**Data provided:**
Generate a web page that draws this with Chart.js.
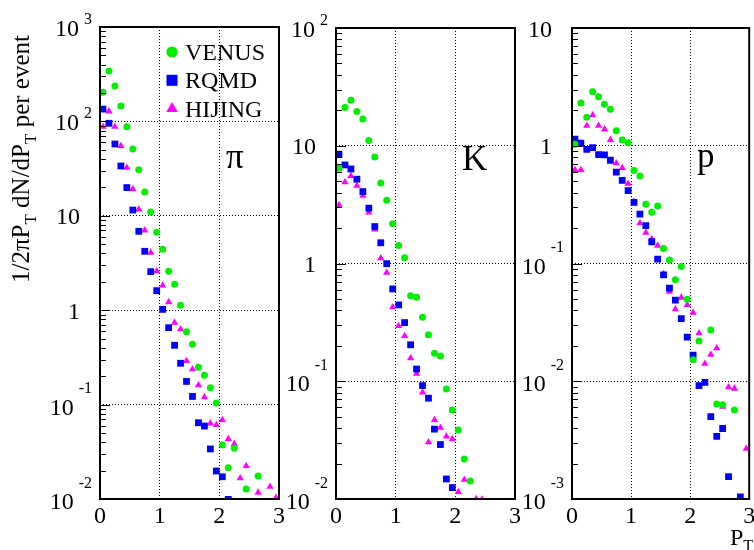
<!DOCTYPE html>
<html>
<head>
<meta charset="utf-8">
<title>Identified particle spectra</title>
<script src="https://cdn.jsdelivr.net/npm/chart.js@4/dist/chart.umd.min.js"></script>
<style>
  html, body { margin: 0; padding: 0; background: #fff; }
  #wrap { position: relative; width: 754px; height: 550px; overflow: hidden; }
  #wrap canvas { position: absolute; left: 0; top: 0; }
</style>
</head>
<body>
<div id="wrap">
  <canvas id="chart-pi" width="754" height="550"></canvas>
  <canvas id="chart-k" width="754" height="550"></canvas>
  <canvas id="chart-p" width="754" height="550"></canvas>
</div>
<script>
// ── Data ───────────────────────────────────────────────────
// P_T bin centres (GeV/c), shared by all three species
const PT_BINS = [0.05, 0.15, 0.25, 0.35, 0.45, 0.55, 0.65, 0.75, 0.85, 0.95,
                 1.05, 1.15, 1.25, 1.35, 1.45, 1.55, 1.65, 1.75, 1.85, 1.95,
                 2.05, 2.15, 2.25, 2.35, 2.45, 2.55, 2.65, 2.75, 2.85, 2.95];

const MODELS = ['VENUS', 'RQMD', 'HIJING'];

// pions
const PI_VENUS  = [203, 342, 237, 146, 88, 51, 30.8, 17.9, 11.0, 6.68,
                   4.42, 2.58, 1.88, 1.13, 0.592, 0.435, 0.248, 0.204, 0.151, 0.104,
                   0.0373, 0.0214, 0.0344, null, 0.0128, null, 0.0175, null, null, null];
const PI_RQMD   = [135, 95.5, 57.6, 33.7, 19.9, 11.5, 6.85, 4.21, 2.56, 1.61,
                   1.02, 0.653, 0.425, 0.274, 0.176, 0.122, 0.0643, 0.0593, 0.0339, 0.0198,
                   0.0172, 0.0099, null, null, null, null, null, null, null, null];
const PI_HIJING = [87.9, 128, 87.9, 54.9, 32.3, 19.2, 11.7, 7.02, 4.06, 2.60,
                   1.83, 1.22, 0.738, 0.628, 0.290, 0.237, 0.161, 0.120, 0.0634, 0.0608,
                   0.0687, 0.0433, 0.0383, 0.0166, 0.0224, null, 0.0117, null, 0.0135, 0.0103];

// kaons
const K_VENUS  = [6.44, 21.1, 24.3, 19.5, 16.9, 11.1, 8.04, 4.83, 3.44, 2.18,
                  1.42, 1.12, 0.531, 0.518, 0.350, 0.248, 0.173, 0.164, 0.0861, 0.0569,
                  0.0385, 0.0219, 0.0142, null, null, null, null, null, null, null];
const K_RQMD   = [8.47, 6.87, 6.35, 5.20, 4.08, 2.95, 2.06, 1.50, 0.997, 0.608,
                  0.445, 0.315, 0.204, 0.127, 0.0918, 0.0718, 0.0392, 0.0290, 0.0148, 0.0125,
                  null, null, null, null, null, null, null, null, null, null];
const K_HIJING = [3.14, 4.90, 5.54, 4.58, 3.77, 2.71, 1.95, 1.11, 0.837, 0.426,
                  0.295, 0.243, 0.157, 0.116, 0.0805, 0.0304, 0.0470, 0.0404, 0.0340, 0.0323,
                  0.0115, 0.0146, null, 0.0100, 0.0099, null, null, null, null, null];

// protons
const P_VENUS  = [1.03, 2.31, 1.75, 2.88, 2.61, 2.25, 2.04, 1.34, 1.12, 1.06,
                  0.615, 0.554, 0.319, 0.272, 0.308, 0.134, 0.107, 0.0726, 0.0942, 0.0498,
                  0.0152, 0.0220, null, 0.0272, 0.00640, 0.00631, null, 0.00569, null, null];
const P_RQMD   = [1.14, 1.05, 0.933, 0.964, 0.840, 0.835, 0.753, 0.596, 0.509, 0.416,
                  0.330, 0.263, 0.210, 0.153, 0.109, 0.0800, 0.0617, 0.0488, 0.0340, 0.0237,
                  0.0167, 0.00919, 0.00979, 0.00501, 0.00340, 0.00397, 0.00155, null, 0.00104, null];
const P_HIJING = [0.623, 0.623, 1.48, 1.82, 1.48, 1.38, 1.12, 0.710, 0.648, 0.477,
                  0.335, 0.220, 0.183, 0.162, 0.142, 0.0817, 0.0577, 0.0409, 0.0514, 0.0446,
                  0.0383, 0.0256, 0.0141, 0.0168, 0.0191, 0.00610, 0.00891, 0.00867, null, 0.00268];

const X_TICKS = [0, 1, 2, 3];

// ── Styling ────────────────────────────────────────────────
const SERIF = "'Liberation Serif', 'DejaVu Serif', serif";
const STYLES = [
  { color: '#00ee00', pointStyle: 'circle',   radius: 3.5, legendRadius: 5.6 },
  { color: '#0000ff', pointStyle: 'rect',     radius: 4.8, legendRadius: 7.8 },
  { color: '#ff00ff', pointStyle: 'triangle', radius: 4.2, legendRadius: 6.6 },
];

function toPoints(values) {
  const pts = [];
  values.forEach(function(v, i) {
    if (v !== null) pts.push({ x: PT_BINS[i], y: v });
  });
  return pts;
}

function decades(min, max) {
  const out = [];
  for (let e = Math.round(Math.log10(min)); e <= Math.round(Math.log10(max)); e++) out.push(Math.pow(10, e));
  return out;
}

// ROOT-like log labels: "1", "10", otherwise "10" with a raised exponent
function drawLogLabel(ctx, v, axisX, py) {
  const e = Math.round(Math.log10(v));
  ctx.fillStyle = '#000';
  ctx.textBaseline = 'alphabetic';
  if (e === 0 || e === 1) {
    ctx.font = '24px ' + SERIF;
    ctx.textAlign = 'right';
    ctx.fillText(e === 0 ? '1' : '10', axisX - 20, py + 8.5);
    return;
  }
  const expText = e < 0 ? '-' + (-e) : String(e);
  ctx.font = '16px ' + SERIF;
  const ew = ctx.measureText(expText).width;
  const expX = axisX - 8 - ew;
  ctx.textAlign = 'left';
  ctx.fillText(expText, expX, e < 0 ? py - 11.5 : py - 3);
  ctx.font = '24px ' + SERIF;
  ctx.textAlign = 'right';
  ctx.fillText('10', expX - 5, py + (e < 0 ? 10 : 8.5));
}

// text runs with subscripts, laid out left to right from (0, 0)
function drawRuns(ctx, runs) {
  let x = 0;
  runs.forEach(function(r) {
    ctx.font = r.size + 'px ' + SERIF;
    ctx.fillText(r.text, x, r.dy || 0);
    x += ctx.measureText(r.text).width;
  });
}

const panelDecor = {
  id: 'panelDecor',
  afterDraw(chart, args, opts) {
    const ctx = chart.ctx;
    const a = chart.chartArea;
    const xs = chart.scales.x;
    const ys = chart.scales.y;
    ctx.save();

    // minor ticks on the left axis
    ctx.strokeStyle = '#000';
    ctx.lineWidth = 1;
    ctx.beginPath();
    decades(ys.min, ys.max).forEach(function(d) {
      for (let k = 1; k <= 9; k++) {
        const v = k * d;
        if (v > ys.max * 1.0001) break;
        const py = Math.round(ys.getPixelForValue(v)) + 0.5;
        ctx.moveTo(a.left, py);
        ctx.lineTo(a.left + (k === 1 ? 10 : 6), py);
      }
    });
    ctx.stroke();

    // frame
    ctx.lineWidth = 2;
    ctx.strokeRect(a.left, a.top, a.right - a.left, a.bottom - a.top);

    // y tick labels
    decades(ys.min, ys.max).forEach(function(v) {
      drawLogLabel(ctx, v, a.left, ys.getPixelForValue(v));
    });

    // x tick labels
    ctx.font = '24px ' + SERIF;
    ctx.textAlign = 'center';
    ctx.textBaseline = 'alphabetic';
    ctx.fillStyle = '#000';
    X_TICKS.forEach(function(t) {
      ctx.fillText(String(t), xs.getPixelForValue(t), 523);
    });

    // species tag
    ctx.font = '35px ' + SERIF;
    ctx.textAlign = 'left';
    ctx.fillText(opts.tag, opts.tagX, opts.tagY);

    if (opts.legend) {
      chart.data.datasets.forEach(function(ds, i) {
        const st = STYLES[i];
        const y = 52 + 28.3 * i;
        ctx.fillStyle = st.color;
        Chart.helpers.drawPoint(ctx, { pointStyle: st.pointStyle, radius: st.legendRadius, rotation: 0, borderWidth: 0 }, 172, y);
        ctx.fillStyle = '#000';
        ctx.font = '24px ' + SERIF;
        ctx.textAlign = 'left';
        ctx.fillText(ds.label, 185, y + 8);
      });
    }

    if (opts.yTitle) {
      ctx.save();
      ctx.translate(29, 283);
      ctx.rotate(-Math.PI / 2);
      ctx.textAlign = 'left';
      ctx.fillStyle = '#000';
      drawRuns(ctx, [
        { text: '1/2\u03c0P', size: 25 },
        { text: 'T', size: 17, dy: 7 },
        { text: ' dN/dP', size: 25 },
        { text: 'T', size: 17, dy: 7 },
        { text: ' per event', size: 25 },
      ]);
      ctx.restore();
    }

    if (opts.xTitle) {
      ctx.save();
      ctx.translate(730, 545);
      ctx.textAlign = 'left';
      ctx.fillStyle = '#000';
      drawRuns(ctx, [
        { text: 'P', size: 24 },
        { text: 'T', size: 16, dy: 6 },
      ]);
      ctx.restore();
    }

    ctx.restore();
  }
};

function makePanel(id, series, yMin, yMax, area, decor) {
  const datasets = series.map(function(values, i) {
    const st = STYLES[i];
    return {
      label: MODELS[i],
      data: toPoints(values),
      pointStyle: st.pointStyle,
      pointRadius: st.radius,
      pointHoverRadius: st.radius,
      backgroundColor: st.color,
      borderColor: st.color,
      pointBorderWidth: 0,
      showLine: false,
      clip: 0,
    };
  });
  const dotted = { color: '#000', lineWidth: 1, drawTicks: false };
  return new Chart(document.getElementById(id), {
    type: 'scatter',
    data: { datasets: datasets },
    options: {
      responsive: false,
      animation: false,
      events: [],
      layout: { padding: { left: area.left, top: area.top, right: 754 - area.right, bottom: 550 - area.bottom } },
      plugins: { legend: { display: false }, tooltip: { enabled: false }, panelDecor: decor },
      scales: {
        x: {
          type: 'linear', min: 0, max: 3,
          ticks: { display: false, stepSize: 1 },
          grid: dotted,
          border: { display: false, dash: [1, 2] },
          afterFit: function(s) { s.height = 0; },
        },
        y: {
          type: 'logarithmic', min: yMin, max: yMax,
          ticks: { display: false },
          grid: dotted,
          border: { display: false, dash: [1, 2] },
          afterFit: function(s) { s.width = 0; },
          afterBuildTicks: function(s) {
            s.ticks = decades(yMin, yMax).map(function(v) { return { value: v }; });
          },
        },
      },
    },
    plugins: [panelDecor],
  });
}

makePanel('chart-pi', [PI_VENUS, PI_RQMD, PI_HIJING], 1e-2, 1e3,
  { left: 100, right: 279, top: 27, bottom: 499 },
  { tag: '\u03c0', tagX: 226, tagY: 168, legend: true, yTitle: true });

makePanel('chart-k', [K_VENUS, K_RQMD, K_HIJING], 1e-2, 1e2,
  { left: 336, right: 515, top: 28, bottom: 499 },
  { tag: 'K', tagX: 462, tagY: 170 });

makePanel('chart-p', [P_VENUS, P_RQMD, P_HIJING], 1e-3, 1e1,
  { left: 572, right: 752, top: 28, bottom: 499 },
  { tag: 'p', tagX: 697, tagY: 167, xTitle: true });
</script>
</body>
</html>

**Stated exercise:** Repeat the lines of the listing above verbatim, beginning at its first line and ending at the line containing "const MODELS = ['VENUS', 'RQMD', 'HIJING'];", which is included. Omit pictures.

**Output below:**
Generate a web page that draws this with Chart.js.
<!DOCTYPE html>
<html>
<head>
<meta charset="utf-8">
<title>Identified particle spectra</title>
<script src="https://cdn.jsdelivr.net/npm/chart.js@4/dist/chart.umd.min.js"></script>
<style>
  html, body { margin: 0; padding: 0; background: #fff; }
  #wrap { position: relative; width: 754px; height: 550px; overflow: hidden; }
  #wrap canvas { position: absolute; left: 0; top: 0; }
</style>
</head>
<body>
<div id="wrap">
  <canvas id="chart-pi" width="754" height="550"></canvas>
  <canvas id="chart-k" width="754" height="550"></canvas>
  <canvas id="chart-p" width="754" height="550"></canvas>
</div>
<script>
// ── Data ───────────────────────────────────────────────────
// P_T bin centres (GeV/c), shared by all three species
const PT_BINS = [0.05, 0.15, 0.25, 0.35, 0.45, 0.55, 0.65, 0.75, 0.85, 0.95,
                 1.05, 1.15, 1.25, 1.35, 1.45, 1.55, 1.65, 1.75, 1.85, 1.95,
                 2.05, 2.15, 2.25, 2.35, 2.45, 2.55, 2.65, 2.75, 2.85, 2.95];

const MODELS = ['VENUS', 'RQMD', 'HIJING'];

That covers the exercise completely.